WHAT YOU HAVE TO DO
All of the data should be output character for character, except the pictures.

─── INFORMATION SUPPLIED

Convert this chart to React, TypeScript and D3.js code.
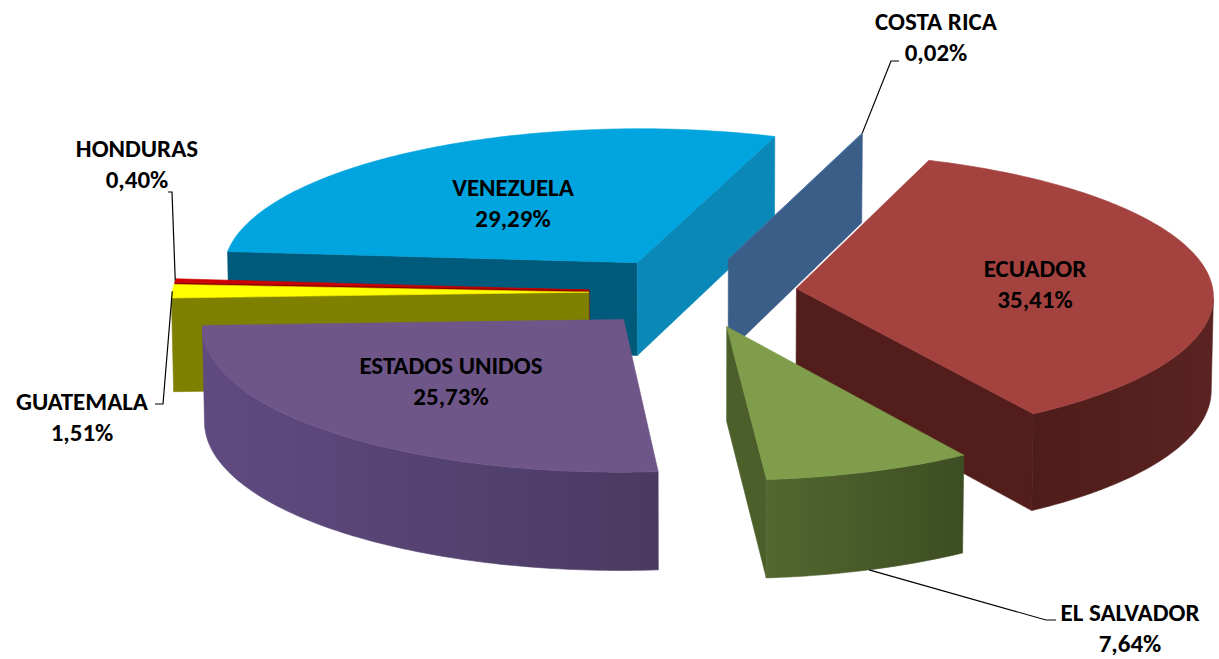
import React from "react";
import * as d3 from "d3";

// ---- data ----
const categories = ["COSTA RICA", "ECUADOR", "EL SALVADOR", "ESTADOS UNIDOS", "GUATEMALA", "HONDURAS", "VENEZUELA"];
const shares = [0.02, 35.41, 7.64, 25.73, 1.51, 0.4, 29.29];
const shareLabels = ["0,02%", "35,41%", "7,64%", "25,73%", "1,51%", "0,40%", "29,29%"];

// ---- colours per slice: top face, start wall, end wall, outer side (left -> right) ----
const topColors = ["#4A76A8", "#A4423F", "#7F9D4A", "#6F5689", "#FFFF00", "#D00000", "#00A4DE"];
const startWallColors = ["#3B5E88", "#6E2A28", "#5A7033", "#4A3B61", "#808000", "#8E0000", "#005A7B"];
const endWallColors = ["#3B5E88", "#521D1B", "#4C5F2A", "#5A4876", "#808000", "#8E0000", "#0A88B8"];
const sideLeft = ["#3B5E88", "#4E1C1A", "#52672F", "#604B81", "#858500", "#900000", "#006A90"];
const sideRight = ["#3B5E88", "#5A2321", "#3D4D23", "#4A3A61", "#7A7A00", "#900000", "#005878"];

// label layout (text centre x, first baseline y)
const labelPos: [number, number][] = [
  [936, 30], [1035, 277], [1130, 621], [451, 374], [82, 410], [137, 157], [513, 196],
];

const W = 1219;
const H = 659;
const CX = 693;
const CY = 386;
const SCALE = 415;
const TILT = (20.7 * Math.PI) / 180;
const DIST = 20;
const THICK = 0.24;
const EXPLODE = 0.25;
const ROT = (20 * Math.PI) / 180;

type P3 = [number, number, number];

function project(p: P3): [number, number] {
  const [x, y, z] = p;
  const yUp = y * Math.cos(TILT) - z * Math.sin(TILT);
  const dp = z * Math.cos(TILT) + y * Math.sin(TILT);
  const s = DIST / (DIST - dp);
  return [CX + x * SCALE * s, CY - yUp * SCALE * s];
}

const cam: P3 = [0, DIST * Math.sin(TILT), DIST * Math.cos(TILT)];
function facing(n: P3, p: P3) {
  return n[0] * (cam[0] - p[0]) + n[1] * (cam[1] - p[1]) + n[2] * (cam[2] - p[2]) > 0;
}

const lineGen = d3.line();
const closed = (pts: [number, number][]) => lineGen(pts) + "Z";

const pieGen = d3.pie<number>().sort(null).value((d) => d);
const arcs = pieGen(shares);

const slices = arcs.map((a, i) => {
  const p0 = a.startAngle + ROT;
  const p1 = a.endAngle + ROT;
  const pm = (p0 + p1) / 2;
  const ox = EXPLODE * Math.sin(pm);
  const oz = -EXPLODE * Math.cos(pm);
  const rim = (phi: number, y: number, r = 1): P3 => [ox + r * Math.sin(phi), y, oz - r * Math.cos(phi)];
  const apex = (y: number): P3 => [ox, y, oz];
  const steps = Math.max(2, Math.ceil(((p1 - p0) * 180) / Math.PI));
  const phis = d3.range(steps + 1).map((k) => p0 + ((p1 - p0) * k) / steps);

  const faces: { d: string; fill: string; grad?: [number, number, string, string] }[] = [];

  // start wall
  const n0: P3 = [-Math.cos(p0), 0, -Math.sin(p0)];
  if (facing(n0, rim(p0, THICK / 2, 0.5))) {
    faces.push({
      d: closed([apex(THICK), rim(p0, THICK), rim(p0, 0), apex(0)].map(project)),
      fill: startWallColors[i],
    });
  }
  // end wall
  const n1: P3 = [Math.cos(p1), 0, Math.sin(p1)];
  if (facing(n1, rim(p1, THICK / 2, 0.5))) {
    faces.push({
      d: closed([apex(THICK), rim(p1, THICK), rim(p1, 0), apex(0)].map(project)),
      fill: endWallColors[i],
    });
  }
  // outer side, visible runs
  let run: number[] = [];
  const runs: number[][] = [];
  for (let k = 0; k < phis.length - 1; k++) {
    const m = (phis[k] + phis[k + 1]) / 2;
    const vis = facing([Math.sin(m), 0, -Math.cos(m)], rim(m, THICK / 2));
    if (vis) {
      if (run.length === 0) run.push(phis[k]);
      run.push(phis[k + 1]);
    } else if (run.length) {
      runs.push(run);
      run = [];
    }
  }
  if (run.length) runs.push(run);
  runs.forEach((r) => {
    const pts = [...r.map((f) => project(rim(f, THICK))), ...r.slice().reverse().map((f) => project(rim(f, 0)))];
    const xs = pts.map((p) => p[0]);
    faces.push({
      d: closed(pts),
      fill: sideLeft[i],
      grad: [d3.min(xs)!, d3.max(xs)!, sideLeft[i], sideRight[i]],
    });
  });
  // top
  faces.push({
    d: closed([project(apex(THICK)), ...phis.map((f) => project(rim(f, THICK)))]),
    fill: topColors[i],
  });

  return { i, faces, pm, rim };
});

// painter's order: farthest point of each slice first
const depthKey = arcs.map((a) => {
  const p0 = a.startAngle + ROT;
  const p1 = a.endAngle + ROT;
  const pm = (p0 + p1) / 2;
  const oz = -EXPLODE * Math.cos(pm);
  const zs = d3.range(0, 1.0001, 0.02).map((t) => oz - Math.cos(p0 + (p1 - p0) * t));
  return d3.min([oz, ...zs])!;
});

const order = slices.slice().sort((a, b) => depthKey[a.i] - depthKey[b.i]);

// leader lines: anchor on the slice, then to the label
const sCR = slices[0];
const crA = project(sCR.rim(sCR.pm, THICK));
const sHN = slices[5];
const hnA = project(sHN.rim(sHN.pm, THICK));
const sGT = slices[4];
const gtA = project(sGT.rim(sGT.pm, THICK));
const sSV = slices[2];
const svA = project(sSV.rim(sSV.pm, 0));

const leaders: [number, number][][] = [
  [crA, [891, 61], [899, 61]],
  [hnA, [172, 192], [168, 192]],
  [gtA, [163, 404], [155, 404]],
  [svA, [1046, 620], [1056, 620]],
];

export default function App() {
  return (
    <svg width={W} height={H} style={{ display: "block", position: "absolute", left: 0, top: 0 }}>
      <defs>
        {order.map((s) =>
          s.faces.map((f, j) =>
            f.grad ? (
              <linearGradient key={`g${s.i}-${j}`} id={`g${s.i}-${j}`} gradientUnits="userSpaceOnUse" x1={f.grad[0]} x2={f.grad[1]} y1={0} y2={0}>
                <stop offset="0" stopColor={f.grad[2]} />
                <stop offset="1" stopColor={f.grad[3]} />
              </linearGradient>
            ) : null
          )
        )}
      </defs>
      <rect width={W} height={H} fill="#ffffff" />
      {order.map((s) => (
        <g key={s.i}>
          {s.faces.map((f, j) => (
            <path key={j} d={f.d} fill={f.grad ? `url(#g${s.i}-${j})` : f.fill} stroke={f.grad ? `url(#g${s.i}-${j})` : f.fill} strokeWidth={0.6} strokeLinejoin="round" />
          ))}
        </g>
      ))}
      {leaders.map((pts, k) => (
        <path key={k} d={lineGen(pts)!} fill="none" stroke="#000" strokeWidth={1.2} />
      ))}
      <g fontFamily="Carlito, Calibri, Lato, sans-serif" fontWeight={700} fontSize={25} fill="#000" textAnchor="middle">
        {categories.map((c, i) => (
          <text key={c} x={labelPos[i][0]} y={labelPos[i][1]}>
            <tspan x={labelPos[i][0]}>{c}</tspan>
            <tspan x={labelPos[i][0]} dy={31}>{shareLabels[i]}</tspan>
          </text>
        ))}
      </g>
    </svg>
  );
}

──────

WORKED SOLUTION
Convert this chart to React, TypeScript and D3.js code.
import React from "react";
import * as d3 from "d3";

// ---- data ----
const categories = ["COSTA RICA", "ECUADOR", "EL SALVADOR", "ESTADOS UNIDOS", "GUATEMALA", "HONDURAS", "VENEZUELA"];
const shares = [0.02, 35.41, 7.64, 25.73, 1.51, 0.4, 29.29];
const shareLabels = ["0,02%", "35,41%", "7,64%", "25,73%", "1,51%", "0,40%", "29,29%"];

// ---- colours per slice: top face, start wall, end wall, outer side (left -> right) ----
const topColors = ["#4A76A8", "#A4423F", "#7F9D4A", "#6F5689", "#FFFF00", "#D00000", "#00A4DE"];
const startWallColors = ["#3B5E88", "#6E2A28", "#5A7033", "#4A3B61", "#808000", "#8E0000", "#005A7B"];
const endWallColors = ["#3B5E88", "#521D1B", "#4C5F2A", "#5A4876", "#808000", "#8E0000", "#0A88B8"];
const sideLeft = ["#3B5E88", "#4E1C1A", "#52672F", "#604B81", "#858500", "#900000", "#006A90"];
const sideRight = ["#3B5E88", "#5A2321", "#3D4D23", "#4A3A61", "#7A7A00", "#900000", "#005878"];

// label layout (text centre x, first baseline y)
const labelPos: [number, number][] = [
  [936, 30], [1035, 277], [1130, 621], [451, 374], [82, 410], [137, 157], [513, 196],
];

const W = 1219;
const H = 659;
const CX = 693;
const CY = 386;
const SCALE = 415;
const TILT = (20.7 * Math.PI) / 180;
const DIST = 20;
const THICK = 0.24;
const EXPLODE = 0.25;
const ROT = (20 * Math.PI) / 180;

type P3 = [number, number, number];

function project(p: P3): [number, number] {
  const [x, y, z] = p;
  const yUp = y * Math.cos(TILT) - z * Math.sin(TILT);
  const dp = z * Math.cos(TILT) + y * Math.sin(TILT);
  const s = DIST / (DIST - dp);
  return [CX + x * SCALE * s, CY - yUp * SCALE * s];
}

const cam: P3 = [0, DIST * Math.sin(TILT), DIST * Math.cos(TILT)];
function facing(n: P3, p: P3) {
  return n[0] * (cam[0] - p[0]) + n[1] * (cam[1] - p[1]) + n[2] * (cam[2] - p[2]) > 0;
}

const lineGen = d3.line();
const closed = (pts: [number, number][]) => lineGen(pts) + "Z";

const pieGen = d3.pie<number>().sort(null).value((d) => d);
const arcs = pieGen(shares);

const slices = arcs.map((a, i) => {
  const p0 = a.startAngle + ROT;
  const p1 = a.endAngle + ROT;
  const pm = (p0 + p1) / 2;
  const ox = EXPLODE * Math.sin(pm);
  const oz = -EXPLODE * Math.cos(pm);
  const rim = (phi: number, y: number, r = 1): P3 => [ox + r * Math.sin(phi), y, oz - r * Math.cos(phi)];
  const apex = (y: number): P3 => [ox, y, oz];
  const steps = Math.max(2, Math.ceil(((p1 - p0) * 180) / Math.PI));
  const phis = d3.range(steps + 1).map((k) => p0 + ((p1 - p0) * k) / steps);

  const faces: { d: string; fill: string; grad?: [number, number, string, string] }[] = [];

  // start wall
  const n0: P3 = [-Math.cos(p0), 0, -Math.sin(p0)];
  if (facing(n0, rim(p0, THICK / 2, 0.5))) {
    faces.push({
      d: closed([apex(THICK), rim(p0, THICK), rim(p0, 0), apex(0)].map(project)),
      fill: startWallColors[i],
    });
  }
  // end wall
  const n1: P3 = [Math.cos(p1), 0, Math.sin(p1)];
  if (facing(n1, rim(p1, THICK / 2, 0.5))) {
    faces.push({
      d: closed([apex(THICK), rim(p1, THICK), rim(p1, 0), apex(0)].map(project)),
      fill: endWallColors[i],
    });
  }
  // outer side, visible runs
  let run: number[] = [];
  const runs: number[][] = [];
  for (let k = 0; k < phis.length - 1; k++) {
    const m = (phis[k] + phis[k + 1]) / 2;
    const vis = facing([Math.sin(m), 0, -Math.cos(m)], rim(m, THICK / 2));
    if (vis) {
      if (run.length === 0) run.push(phis[k]);
      run.push(phis[k + 1]);
    } else if (run.length) {
      runs.push(run);
      run = [];
    }
  }
  if (run.length) runs.push(run);
  runs.forEach((r) => {
    const pts = [...r.map((f) => project(rim(f, THICK))), ...r.slice().reverse().map((f) => project(rim(f, 0)))];
    const xs = pts.map((p) => p[0]);
    faces.push({
      d: closed(pts),
      fill: sideLeft[i],
      grad: [d3.min(xs)!, d3.max(xs)!, sideLeft[i], sideRight[i]],
    });
  });
  // top
  faces.push({
    d: closed([project(apex(THICK)), ...phis.map((f) => project(rim(f, THICK)))]),
    fill: topColors[i],
  });

  return { i, faces, pm, rim };
});

// painter's order: farthest point of each slice first
const depthKey = arcs.map((a) => {
  const p0 = a.startAngle + ROT;
  const p1 = a.endAngle + ROT;
  const pm = (p0 + p1) / 2;
  const oz = -EXPLODE * Math.cos(pm);
  const zs = d3.range(0, 1.0001, 0.02).map((t) => oz - Math.cos(p0 + (p1 - p0) * t));
  return d3.min([oz, ...zs])!;
});

const order = slices.slice().sort((a, b) => depthKey[a.i] - depthKey[b.i]);

// leader lines: anchor on the slice, then to the label
const sCR = slices[0];
const crA = project(sCR.rim(sCR.pm, THICK));
const sHN = slices[5];
const hnA = project(sHN.rim(sHN.pm, THICK));
const sGT = slices[4];
const gtA = project(sGT.rim(sGT.pm, THICK));
const sSV = slices[2];
const svA = project(sSV.rim(sSV.pm, 0));

const leaders: [number, number][][] = [
  [crA, [891, 61], [899, 61]],
  [hnA, [172, 192], [168, 192]],
  [gtA, [163, 404], [155, 404]],
  [svA, [1046, 620], [1056, 620]],
];

export default function App() {
  return (
    <svg width={W} height={H} style={{ display: "block", position: "absolute", left: 0, top: 0 }}>
      <defs>
        {order.map((s) =>
          s.faces.map((f, j) =>
            f.grad ? (
              <linearGradient key={`g${s.i}-${j}`} id={`g${s.i}-${j}`} gradientUnits="userSpaceOnUse" x1={f.grad[0]} x2={f.grad[1]} y1={0} y2={0}>
                <stop offset="0" stopColor={f.grad[2]} />
                <stop offset="1" stopColor={f.grad[3]} />
              </linearGradient>
            ) : null
          )
        )}
      </defs>
      <rect width={W} height={H} fill="#ffffff" />
      {order.map((s) => (
        <g key={s.i}>
          {s.faces.map((f, j) => (
            <path key={j} d={f.d} fill={f.grad ? `url(#g${s.i}-${j})` : f.fill} stroke={f.grad ? `url(#g${s.i}-${j})` : f.fill} strokeWidth={0.6} strokeLinejoin="round" />
          ))}
        </g>
      ))}
      {leaders.map((pts, k) => (
        <path key={k} d={lineGen(pts)!} fill="none" stroke="#000" strokeWidth={1.2} />
      ))}
      <g fontFamily="Carlito, Calibri, Lato, sans-serif" fontWeight={700} fontSize={25} fill="#000" textAnchor="middle">
        {categories.map((c, i) => (
          <text key={c} x={labelPos[i][0]} y={labelPos[i][1]}>
            <tspan x={labelPos[i][0]}>{c}</tspan>
            <tspan x={labelPos[i][0]} dy={31}>{shareLabels[i]}</tspan>
          </text>
        ))}
      </g>
    </svg>
  );
}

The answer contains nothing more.